B31E-0071:
Multi- and hyperspectral remote-sensing retrieval of floodplain-forest aboveground biomass using machine learning
Wednesday, 17 December 2014
Anthony M Filippi, Texas A & M Univ, College Station, TX, United States, Inci Guneralp, Texas A & M University, Geography, College Station, TX, United States and Jarom Randall, Texas A & M University, College Station, TX, United States
Abstract:
Forests within dynamic floodplain landscapes, such as meandering-river landscapes, are composed of uneven-aged trees and entail high spatial variability, which results from intersecting hydrological, fluvial, and ecological processes. Floodplain forests are an important carbon sink relative to other terrestrial ecosystems and thus serve a critical role in the global carbon cycle. Accurate, quantitative aboveground biomass (AGB) retrieval within floodplain forests is urgently needed for improved carbon-pool estimates in such areas and enhanced process understanding of river-floodplain biomorphodynamics.

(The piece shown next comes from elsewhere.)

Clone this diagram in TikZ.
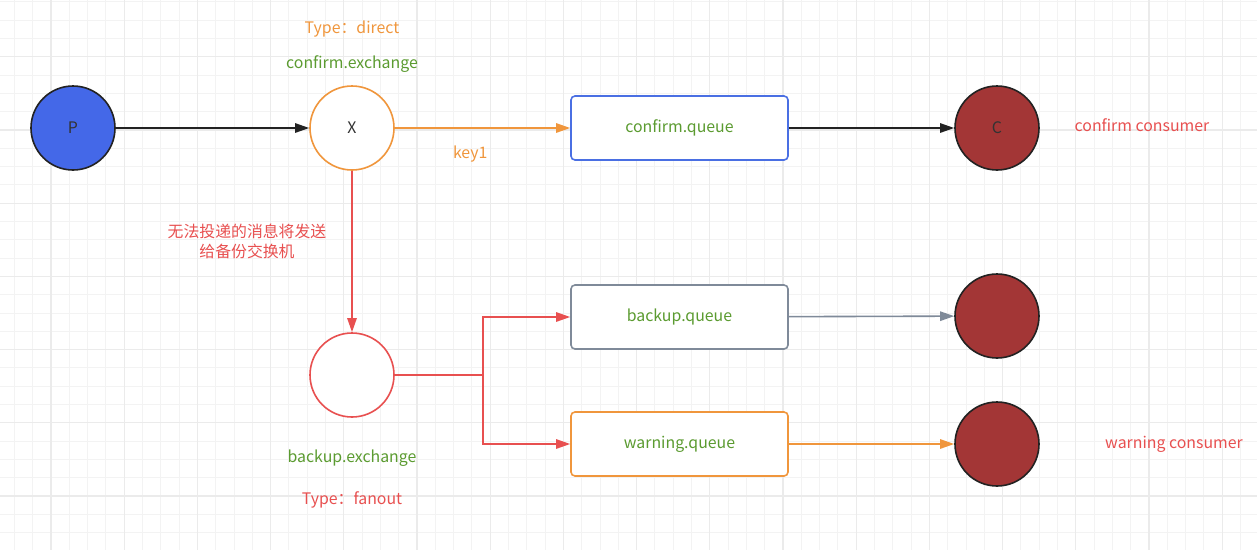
\documentclass[tikz,border=0pt]{standalone}
\usepackage{fontspec}
\setmainfont{Noto Sans CJK SC}
\usetikzlibrary{arrows.meta}
\definecolor{gridminor}{HTML}{F3F3F3}
\definecolor{gridmajor}{HTML}{EBEBEB}
\definecolor{pblue}{HTML}{4468E8}
\definecolor{qblue}{HTML}{4A6FE3}
\definecolor{orng}{HTML}{F0963C}
\definecolor{grn}{HTML}{5B9B30}
\definecolor{redd}{HTML}{E85050}
\definecolor{cred}{HTML}{A33636}
\definecolor{dark}{HTML}{222222}
\definecolor{gry}{HTML}{7F8A99}
\definecolor{txtdark}{HTML}{333333}
\tikzset{
  every node/.style={font=\fontsize{11.9}{15}\selectfont, inner sep=0pt},
  circ/.style={circle, minimum size=63pt, line width=1.2pt},
  queuebox/.style={rectangle, rounded corners=3pt, minimum width=162.75pt, minimum height=48pt, line width=1.2pt, fill=white, text=grn},
  conn/.style={line width=1.2pt, -{Triangle[length=10.5pt,width=7pt]}},
  lbl/.style={align=center}
}
\begin{document}
\begin{tikzpicture}[x=0.75pt,y=-0.75pt]
\useasboundingbox (0,0) rectangle (1257,550);
\fill[white] (0,0) rectangle (1257,550);
% grid
\foreach \i in {0,...,67} {
  \draw[gridminor, line width=0.75pt] ({14.4+18.3*\i},0) -- ({14.4+18.3*\i},550);
}
\foreach \j in {0,...,29} {
  \draw[gridminor, line width=0.75pt] (0,{1.9+18.3*\j}) -- (1257,{1.9+18.3*\j});
}
\foreach \i in {0,...,16} {
  \draw[gridmajor, line width=1pt] ({51+73.2*\i},0) -- ({51+73.2*\i},550);
}
\foreach \j in {0,...,7} {
  \draw[gridmajor, line width=1pt] (0,{56.8+73.2*\j}) -- (1257,{56.8+73.2*\j});
}
% nodes
\node[circ, draw=dark, fill=pblue, text=txtdark] (P) at (73,128) {P};
\node[circ, draw=orng, fill=white, text=txtdark] (X) at (352,128) {X};
\node[circ, draw=redd, fill=white] (BX) at (352,375) {};
\node[queuebox, draw=qblue] (CQ) at (679.5,128) {confirm.queue};
\node[queuebox, draw=gry] (BQ) at (679.5,317) {backup.queue};
\node[queuebox, draw=orng] (WQ) at (679.5,444) {warning.queue};
\node[circ, draw=dark, fill=cred, text=txtdark] (C1) at (997,128) {C};
\node[circ, draw=dark, fill=cred] (C2) at (997,316) {};
\node[circ, draw=dark, fill=cred] (C3) at (997,444) {};
% labels
\node[text=orng] (tdirect) at (352,29) {Type：direct};
\node[text=grn] (cex) at (352,64) {confirm.exchange};
\node[text=grn] (bex) at (352,458) {backup.exchange};
\node[text=redd] (tfan) at (352,500) {Type：fanout};
\node[text=redd] (ccons) at (1142,125) {confirm consumer};
\node[text=redd] (wcons) at (1174,444) {warning consumer};
\node[text=redd, lbl] (note) at (247,241) {无法投递的消息将发送\\给备份交换机};
% connectors
\coordinate (split) at (483,375);
\draw[conn, dark] (P) -- (X);
\draw[conn, orng] (X) -- (CQ) node[pos=0.43, below=13pt, text=orng] (key) {key1};
\draw[conn, dark] (CQ) -- (C1);
\draw[conn, redd] (X) -- (BX);
\draw[line width=1.2pt, redd] (BX) -- (split);
\draw[conn, redd] (split) |- (BQ);
\draw[conn, redd] (split) |- (WQ);
\draw[conn, gry] (BQ) -- (C2);
\draw[conn, orng] (WQ) -- (C3);
\end{tikzpicture}
\end{document}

We perform remote AGB retrieval for a meander-bend bottomland hardwood forest, based on utilization of stochastic gradient boosting (SGB), multivariate adaptive regression splines (MARS), and Cubist algorithms and multi- and hyperspectral image-based data sets. For multispectral experiments, we use 30-m and 10-m image bands (Landsat 7 ETM+ and SPOT 5, respectively) and ancillary input vectors; for hyperspectral-based experiments, we use 30-m Hyperion bands and other input variables. Results indicate that for both the multispectral and hyperspectral experimental trials, SGB- and MARS-derived AGB are significantly more accurate than Cubist estimates. (Cubist is used for U.S. national-scale forest biomass mapping.) For the multispectral results, across all data-experiments and algorithms, at 10-m spatial resolution, SGB gives the most accurate estimates (RMSE = 22.49 tonnes/ha; coefficient of determination (R2) = 0.96) when geomorphometric data are also included. For 30-m multispectral data trials, MARS performs the best (RMSE = 29.2 tonnes/ha; R2 = 0.94) when image-derived data are also incorporated. For the hyperspectral experiments, the most accurate MARS- and SGB-based retrievals have R2 of 0.97 and 0.95, respectively; the most accurate Cubist AGB retrieval has R2 of 0.85. MARS and SGB AGB are not significantly different though for the hyperspectral experiments. The SGB and MARS approaches may enable improved operational AGB monitoring across scales and environments.